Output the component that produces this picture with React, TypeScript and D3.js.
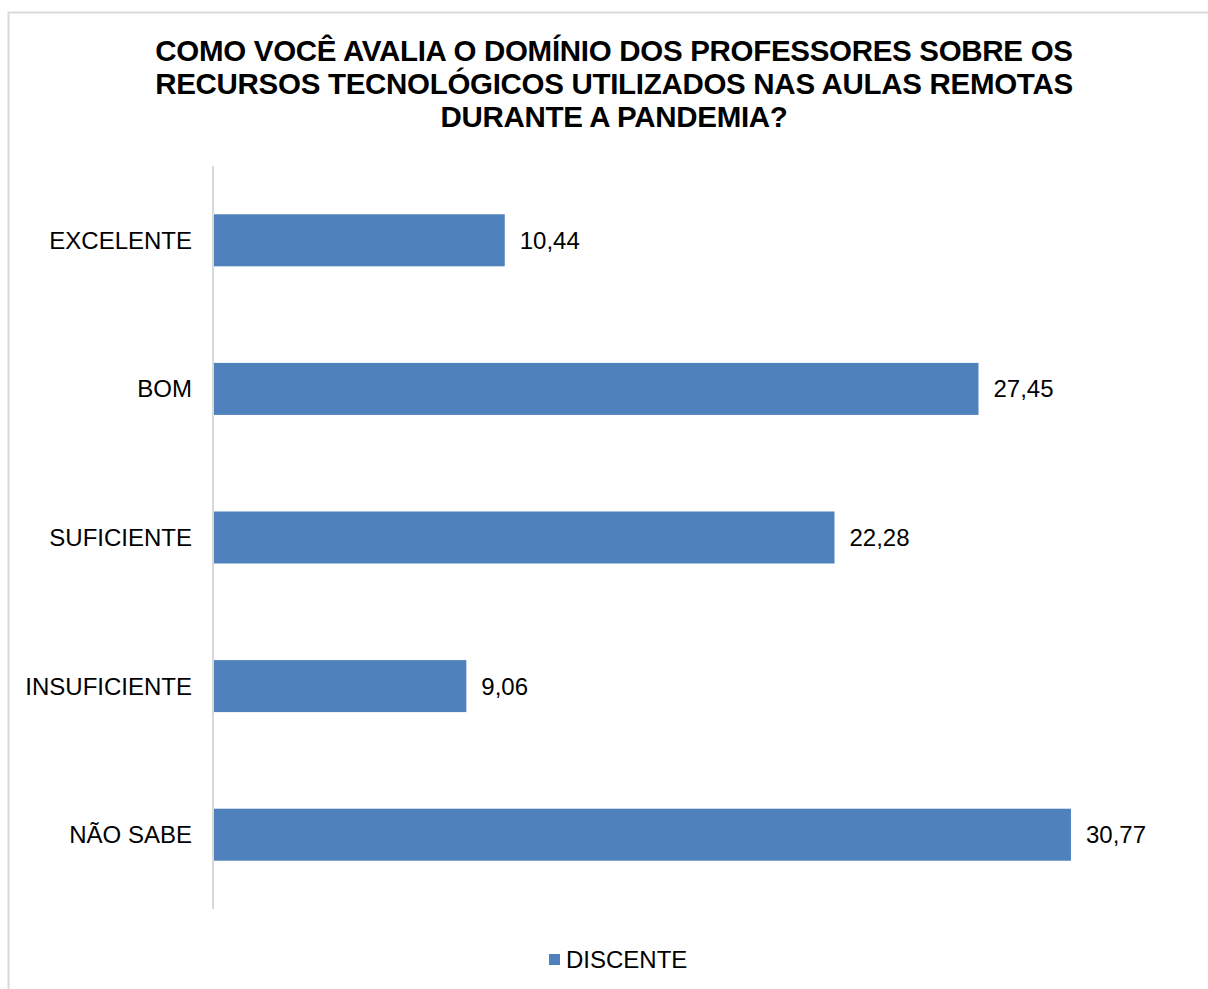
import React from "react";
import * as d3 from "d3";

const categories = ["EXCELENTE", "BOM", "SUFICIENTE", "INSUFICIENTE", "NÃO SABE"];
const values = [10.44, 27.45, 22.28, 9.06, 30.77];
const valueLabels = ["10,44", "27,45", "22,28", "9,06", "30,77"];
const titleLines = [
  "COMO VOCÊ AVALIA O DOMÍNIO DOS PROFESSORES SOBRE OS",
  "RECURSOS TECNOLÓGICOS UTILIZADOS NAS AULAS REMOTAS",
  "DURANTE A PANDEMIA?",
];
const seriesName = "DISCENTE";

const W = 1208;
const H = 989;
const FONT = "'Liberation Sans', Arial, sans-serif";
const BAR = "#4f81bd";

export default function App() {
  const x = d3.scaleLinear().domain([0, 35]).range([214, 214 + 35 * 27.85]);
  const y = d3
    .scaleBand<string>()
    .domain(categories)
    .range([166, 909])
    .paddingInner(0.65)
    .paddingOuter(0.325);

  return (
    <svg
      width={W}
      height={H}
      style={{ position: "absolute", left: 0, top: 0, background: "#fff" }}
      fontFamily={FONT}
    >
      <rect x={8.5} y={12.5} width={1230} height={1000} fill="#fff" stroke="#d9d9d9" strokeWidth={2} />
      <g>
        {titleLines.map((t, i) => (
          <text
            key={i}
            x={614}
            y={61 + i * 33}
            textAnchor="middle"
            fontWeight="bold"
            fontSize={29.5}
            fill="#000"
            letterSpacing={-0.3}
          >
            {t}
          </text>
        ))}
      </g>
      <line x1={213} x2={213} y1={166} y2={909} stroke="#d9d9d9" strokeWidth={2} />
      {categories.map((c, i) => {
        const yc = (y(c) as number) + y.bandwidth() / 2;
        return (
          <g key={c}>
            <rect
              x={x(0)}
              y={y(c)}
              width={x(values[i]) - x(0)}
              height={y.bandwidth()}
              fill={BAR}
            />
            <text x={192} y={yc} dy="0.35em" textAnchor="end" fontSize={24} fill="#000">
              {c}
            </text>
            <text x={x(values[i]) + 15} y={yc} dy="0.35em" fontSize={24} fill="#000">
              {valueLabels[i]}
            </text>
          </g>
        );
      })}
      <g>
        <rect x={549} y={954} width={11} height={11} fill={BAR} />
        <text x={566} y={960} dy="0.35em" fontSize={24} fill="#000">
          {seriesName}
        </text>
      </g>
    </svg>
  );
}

━━━━━━

Problem to solve —
Repeat the material above in full and exactly, apart from the pictures.

Response below —
Output the component that produces this picture with React, TypeScript and D3.js.
import React from "react";
import * as d3 from "d3";

const categories = ["EXCELENTE", "BOM", "SUFICIENTE", "INSUFICIENTE", "NÃO SABE"];
const values = [10.44, 27.45, 22.28, 9.06, 30.77];
const valueLabels = ["10,44", "27,45", "22,28", "9,06", "30,77"];
const titleLines = [
  "COMO VOCÊ AVALIA O DOMÍNIO DOS PROFESSORES SOBRE OS",
  "RECURSOS TECNOLÓGICOS UTILIZADOS NAS AULAS REMOTAS",
  "DURANTE A PANDEMIA?",
];
const seriesName = "DISCENTE";

const W = 1208;
const H = 989;
const FONT = "'Liberation Sans', Arial, sans-serif";
const BAR = "#4f81bd";

export default function App() {
  const x = d3.scaleLinear().domain([0, 35]).range([214, 214 + 35 * 27.85]);
  const y = d3
    .scaleBand<string>()
    .domain(categories)
    .range([166, 909])
    .paddingInner(0.65)
    .paddingOuter(0.325);

  return (
    <svg
      width={W}
      height={H}
      style={{ position: "absolute", left: 0, top: 0, background: "#fff" }}
      fontFamily={FONT}
    >
      <rect x={8.5} y={12.5} width={1230} height={1000} fill="#fff" stroke="#d9d9d9" strokeWidth={2} />
      <g>
        {titleLines.map((t, i) => (
          <text
            key={i}
            x={614}
            y={61 + i * 33}
            textAnchor="middle"
            fontWeight="bold"
            fontSize={29.5}
            fill="#000"
            letterSpacing={-0.3}
          >
            {t}
          </text>
        ))}
      </g>
      <line x1={213} x2={213} y1={166} y2={909} stroke="#d9d9d9" strokeWidth={2} />
      {categories.map((c, i) => {
        const yc = (y(c) as number) + y.bandwidth() / 2;
        return (
          <g key={c}>
            <rect
              x={x(0)}
              y={y(c)}
              width={x(values[i]) - x(0)}
              height={y.bandwidth()}
              fill={BAR}
            />
            <text x={192} y={yc} dy="0.35em" textAnchor="end" fontSize={24} fill="#000">
              {c}
            </text>
            <text x={x(values[i]) + 15} y={yc} dy="0.35em" fontSize={24} fill="#000">
              {valueLabels[i]}
            </text>
          </g>
        );
      })}
      <g>
        <rect x={549} y={954} width={11} height={11} fill={BAR} />
        <text x={566} y={960} dy="0.35em" fontSize={24} fill="#000">
          {seriesName}
        </text>
      </g>
    </svg>
  );
}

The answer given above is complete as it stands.